### Direction
Give the material once more, word for word, without any images.

[BEGIN]

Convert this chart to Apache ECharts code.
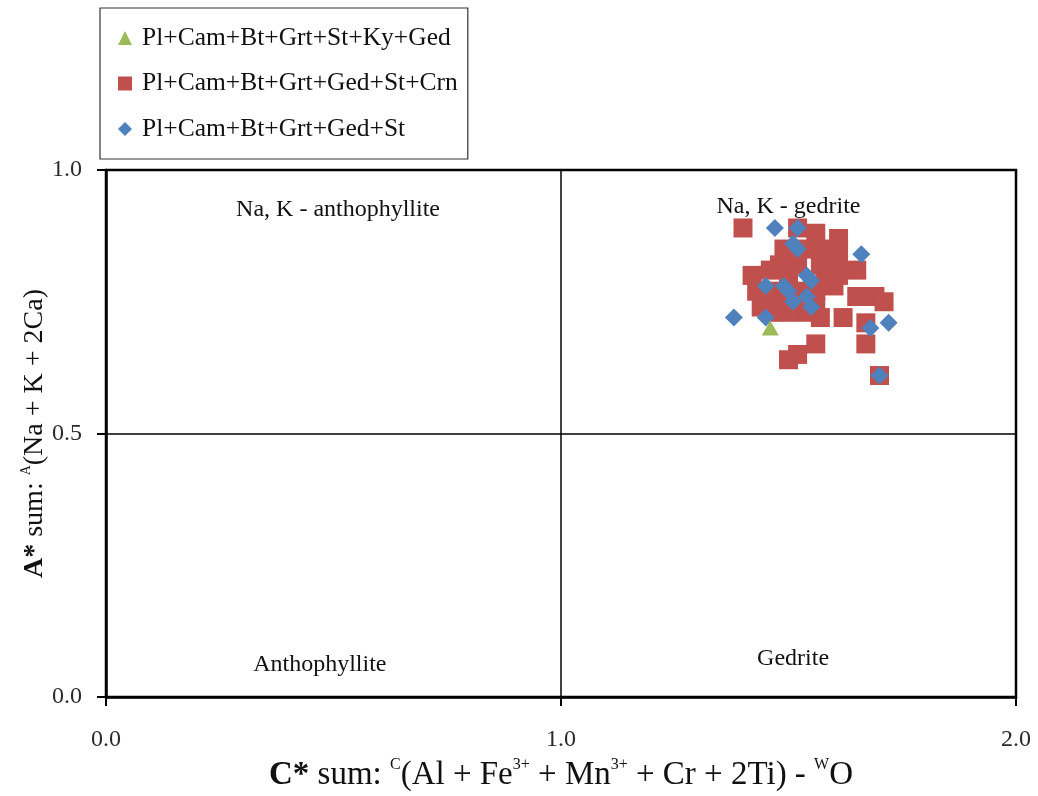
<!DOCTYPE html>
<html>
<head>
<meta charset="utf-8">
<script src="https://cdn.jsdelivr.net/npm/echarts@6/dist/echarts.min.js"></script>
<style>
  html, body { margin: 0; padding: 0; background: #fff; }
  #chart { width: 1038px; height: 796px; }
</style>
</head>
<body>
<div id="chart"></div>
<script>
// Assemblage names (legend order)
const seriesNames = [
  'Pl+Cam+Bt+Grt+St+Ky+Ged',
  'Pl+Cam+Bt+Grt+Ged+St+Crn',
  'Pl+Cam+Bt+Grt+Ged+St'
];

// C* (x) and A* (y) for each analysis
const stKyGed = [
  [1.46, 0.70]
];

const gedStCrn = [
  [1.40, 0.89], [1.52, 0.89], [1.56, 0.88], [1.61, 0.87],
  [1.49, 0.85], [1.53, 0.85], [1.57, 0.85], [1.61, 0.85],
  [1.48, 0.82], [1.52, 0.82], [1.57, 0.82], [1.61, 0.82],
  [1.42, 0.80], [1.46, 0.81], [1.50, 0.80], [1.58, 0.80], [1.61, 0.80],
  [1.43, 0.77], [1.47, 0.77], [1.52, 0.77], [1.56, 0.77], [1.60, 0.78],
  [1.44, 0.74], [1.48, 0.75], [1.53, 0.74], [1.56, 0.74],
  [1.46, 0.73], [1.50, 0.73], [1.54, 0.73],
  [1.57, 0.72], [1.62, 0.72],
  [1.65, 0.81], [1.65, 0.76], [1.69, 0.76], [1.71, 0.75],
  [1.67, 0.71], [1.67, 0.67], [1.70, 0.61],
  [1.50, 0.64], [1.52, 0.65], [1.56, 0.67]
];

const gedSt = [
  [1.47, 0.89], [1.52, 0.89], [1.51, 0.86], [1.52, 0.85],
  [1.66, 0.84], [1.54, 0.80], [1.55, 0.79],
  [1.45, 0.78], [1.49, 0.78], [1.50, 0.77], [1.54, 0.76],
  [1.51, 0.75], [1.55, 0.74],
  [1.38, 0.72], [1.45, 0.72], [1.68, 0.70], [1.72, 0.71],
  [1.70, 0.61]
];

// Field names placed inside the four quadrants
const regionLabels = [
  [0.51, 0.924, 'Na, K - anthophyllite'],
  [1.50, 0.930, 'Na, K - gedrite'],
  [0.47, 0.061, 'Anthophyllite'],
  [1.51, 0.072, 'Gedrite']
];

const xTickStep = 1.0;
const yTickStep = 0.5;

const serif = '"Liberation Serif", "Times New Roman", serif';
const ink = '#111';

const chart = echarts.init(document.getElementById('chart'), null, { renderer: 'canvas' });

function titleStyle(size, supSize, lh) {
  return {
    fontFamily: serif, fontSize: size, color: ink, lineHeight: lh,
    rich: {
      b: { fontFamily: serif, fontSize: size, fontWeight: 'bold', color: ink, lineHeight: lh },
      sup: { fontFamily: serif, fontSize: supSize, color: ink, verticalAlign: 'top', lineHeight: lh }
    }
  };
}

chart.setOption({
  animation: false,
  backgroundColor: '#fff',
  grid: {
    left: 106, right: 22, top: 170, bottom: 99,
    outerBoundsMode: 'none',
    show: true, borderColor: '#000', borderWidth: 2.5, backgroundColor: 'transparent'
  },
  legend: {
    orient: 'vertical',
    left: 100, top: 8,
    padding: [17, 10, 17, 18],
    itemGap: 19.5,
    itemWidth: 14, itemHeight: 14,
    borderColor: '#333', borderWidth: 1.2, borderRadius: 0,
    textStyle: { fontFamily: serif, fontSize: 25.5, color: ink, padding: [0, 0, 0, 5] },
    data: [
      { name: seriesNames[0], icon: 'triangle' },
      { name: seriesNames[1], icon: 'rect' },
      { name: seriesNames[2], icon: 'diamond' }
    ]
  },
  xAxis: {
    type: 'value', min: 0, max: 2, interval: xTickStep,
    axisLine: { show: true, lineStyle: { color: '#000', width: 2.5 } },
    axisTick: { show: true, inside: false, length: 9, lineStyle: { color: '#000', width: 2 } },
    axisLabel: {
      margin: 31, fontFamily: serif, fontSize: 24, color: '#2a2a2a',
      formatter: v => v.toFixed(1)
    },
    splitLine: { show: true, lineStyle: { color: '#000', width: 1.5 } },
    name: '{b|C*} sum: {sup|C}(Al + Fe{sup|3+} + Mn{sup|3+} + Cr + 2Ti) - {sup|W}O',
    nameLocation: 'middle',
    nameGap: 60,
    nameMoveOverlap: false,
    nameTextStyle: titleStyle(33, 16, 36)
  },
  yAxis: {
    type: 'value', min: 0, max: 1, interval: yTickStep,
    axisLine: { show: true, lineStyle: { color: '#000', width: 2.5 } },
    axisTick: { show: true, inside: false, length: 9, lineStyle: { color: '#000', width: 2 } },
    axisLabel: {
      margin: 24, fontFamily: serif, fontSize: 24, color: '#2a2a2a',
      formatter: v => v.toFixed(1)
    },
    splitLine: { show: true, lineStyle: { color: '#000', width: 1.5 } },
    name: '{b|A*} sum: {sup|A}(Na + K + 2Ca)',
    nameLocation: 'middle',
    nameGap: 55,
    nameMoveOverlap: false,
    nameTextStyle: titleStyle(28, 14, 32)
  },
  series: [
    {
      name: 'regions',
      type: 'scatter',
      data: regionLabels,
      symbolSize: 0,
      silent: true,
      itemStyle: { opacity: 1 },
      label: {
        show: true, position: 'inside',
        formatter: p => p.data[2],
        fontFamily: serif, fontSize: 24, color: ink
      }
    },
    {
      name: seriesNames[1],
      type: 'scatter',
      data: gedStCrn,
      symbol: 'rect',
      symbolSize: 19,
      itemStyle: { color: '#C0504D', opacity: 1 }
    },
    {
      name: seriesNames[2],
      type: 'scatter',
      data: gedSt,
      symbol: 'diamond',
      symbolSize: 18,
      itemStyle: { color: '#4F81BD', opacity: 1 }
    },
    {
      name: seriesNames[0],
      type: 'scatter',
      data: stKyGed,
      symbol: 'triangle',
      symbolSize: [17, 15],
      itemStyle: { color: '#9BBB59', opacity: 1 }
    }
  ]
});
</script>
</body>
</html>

[END]

### Written answer
Convert this chart to Apache ECharts code.
<!DOCTYPE html>
<html>
<head>
<meta charset="utf-8">
<script src="https://cdn.jsdelivr.net/npm/echarts@6/dist/echarts.min.js"></script>
<style>
  html, body { margin: 0; padding: 0; background: #fff; }
  #chart { width: 1038px; height: 796px; }
</style>
</head>
<body>
<div id="chart"></div>
<script>
// Assemblage names (legend order)
const seriesNames = [
  'Pl+Cam+Bt+Grt+St+Ky+Ged',
  'Pl+Cam+Bt+Grt+Ged+St+Crn',
  'Pl+Cam+Bt+Grt+Ged+St'
];

// C* (x) and A* (y) for each analysis
const stKyGed = [
  [1.46, 0.70]
];

const gedStCrn = [
  [1.40, 0.89], [1.52, 0.89], [1.56, 0.88], [1.61, 0.87],
  [1.49, 0.85], [1.53, 0.85], [1.57, 0.85], [1.61, 0.85],
  [1.48, 0.82], [1.52, 0.82], [1.57, 0.82], [1.61, 0.82],
  [1.42, 0.80], [1.46, 0.81], [1.50, 0.80], [1.58, 0.80], [1.61, 0.80],
  [1.43, 0.77], [1.47, 0.77], [1.52, 0.77], [1.56, 0.77], [1.60, 0.78],
  [1.44, 0.74], [1.48, 0.75], [1.53, 0.74], [1.56, 0.74],
  [1.46, 0.73], [1.50, 0.73], [1.54, 0.73],
  [1.57, 0.72], [1.62, 0.72],
  [1.65, 0.81], [1.65, 0.76], [1.69, 0.76], [1.71, 0.75],
  [1.67, 0.71], [1.67, 0.67], [1.70, 0.61],
  [1.50, 0.64], [1.52, 0.65], [1.56, 0.67]
];

const gedSt = [
  [1.47, 0.89], [1.52, 0.89], [1.51, 0.86], [1.52, 0.85],
  [1.66, 0.84], [1.54, 0.80], [1.55, 0.79],
  [1.45, 0.78], [1.49, 0.78], [1.50, 0.77], [1.54, 0.76],
  [1.51, 0.75], [1.55, 0.74],
  [1.38, 0.72], [1.45, 0.72], [1.68, 0.70], [1.72, 0.71],
  [1.70, 0.61]
];

// Field names placed inside the four quadrants
const regionLabels = [
  [0.51, 0.924, 'Na, K - anthophyllite'],
  [1.50, 0.930, 'Na, K - gedrite'],
  [0.47, 0.061, 'Anthophyllite'],
  [1.51, 0.072, 'Gedrite']
];

const xTickStep = 1.0;
const yTickStep = 0.5;

const serif = '"Liberation Serif", "Times New Roman", serif';
const ink = '#111';

const chart = echarts.init(document.getElementById('chart'), null, { renderer: 'canvas' });

function titleStyle(size, supSize, lh) {
  return {
    fontFamily: serif, fontSize: size, color: ink, lineHeight: lh,
    rich: {
      b: { fontFamily: serif, fontSize: size, fontWeight: 'bold', color: ink, lineHeight: lh },
      sup: { fontFamily: serif, fontSize: supSize, color: ink, verticalAlign: 'top', lineHeight: lh }
    }
  };
}

chart.setOption({
  animation: false,
  backgroundColor: '#fff',
  grid: {
    left: 106, right: 22, top: 170, bottom: 99,
    outerBoundsMode: 'none',
    show: true, borderColor: '#000', borderWidth: 2.5, backgroundColor: 'transparent'
  },
  legend: {
    orient: 'vertical',
    left: 100, top: 8,
    padding: [17, 10, 17, 18],
    itemGap: 19.5,
    itemWidth: 14, itemHeight: 14,
    borderColor: '#333', borderWidth: 1.2, borderRadius: 0,
    textStyle: { fontFamily: serif, fontSize: 25.5, color: ink, padding: [0, 0, 0, 5] },
    data: [
      { name: seriesNames[0], icon: 'triangle' },
      { name: seriesNames[1], icon: 'rect' },
      { name: seriesNames[2], icon: 'diamond' }
    ]
  },
  xAxis: {
    type: 'value', min: 0, max: 2, interval: xTickStep,
    axisLine: { show: true, lineStyle: { color: '#000', width: 2.5 } },
    axisTick: { show: true, inside: false, length: 9, lineStyle: { color: '#000', width: 2 } },
    axisLabel: {
      margin: 31, fontFamily: serif, fontSize: 24, color: '#2a2a2a',
      formatter: v => v.toFixed(1)
    },
    splitLine: { show: true, lineStyle: { color: '#000', width: 1.5 } },
    name: '{b|C*} sum: {sup|C}(Al + Fe{sup|3+} + Mn{sup|3+} + Cr + 2Ti) - {sup|W}O',
    nameLocation: 'middle',
    nameGap: 60,
    nameMoveOverlap: false,
    nameTextStyle: titleStyle(33, 16, 36)
  },
  yAxis: {
    type: 'value', min: 0, max: 1, interval: yTickStep,
    axisLine: { show: true, lineStyle: { color: '#000', width: 2.5 } },
    axisTick: { show: true, inside: false, length: 9, lineStyle: { color: '#000', width: 2 } },
    axisLabel: {
      margin: 24, fontFamily: serif, fontSize: 24, color: '#2a2a2a',
      formatter: v => v.toFixed(1)
    },
    splitLine: { show: true, lineStyle: { color: '#000', width: 1.5 } },
    name: '{b|A*} sum: {sup|A}(Na + K + 2Ca)',
    nameLocation: 'middle',
    nameGap: 55,
    nameMoveOverlap: false,
    nameTextStyle: titleStyle(28, 14, 32)
  },
  series: [
    {
      name: 'regions',
      type: 'scatter',
      data: regionLabels,
      symbolSize: 0,
      silent: true,
      itemStyle: { opacity: 1 },
      label: {
        show: true, position: 'inside',
        formatter: p => p.data[2],
        fontFamily: serif, fontSize: 24, color: ink
      }
    },
    {
      name: seriesNames[1],
      type: 'scatter',
      data: gedStCrn,
      symbol: 'rect',
      symbolSize: 19,
      itemStyle: { color: '#C0504D', opacity: 1 }
    },
    {
      name: seriesNames[2],
      type: 'scatter',
      data: gedSt,
      symbol: 'diamond',
      symbolSize: 18,
      itemStyle: { color: '#4F81BD', opacity: 1 }
    },
    {
      name: seriesNames[0],
      type: 'scatter',
      data: stKyGed,
      symbol: 'triangle',
      symbolSize: [17, 15],
      itemStyle: { color: '#9BBB59', opacity: 1 }
    }
  ]
});
</script>
</body>
</html>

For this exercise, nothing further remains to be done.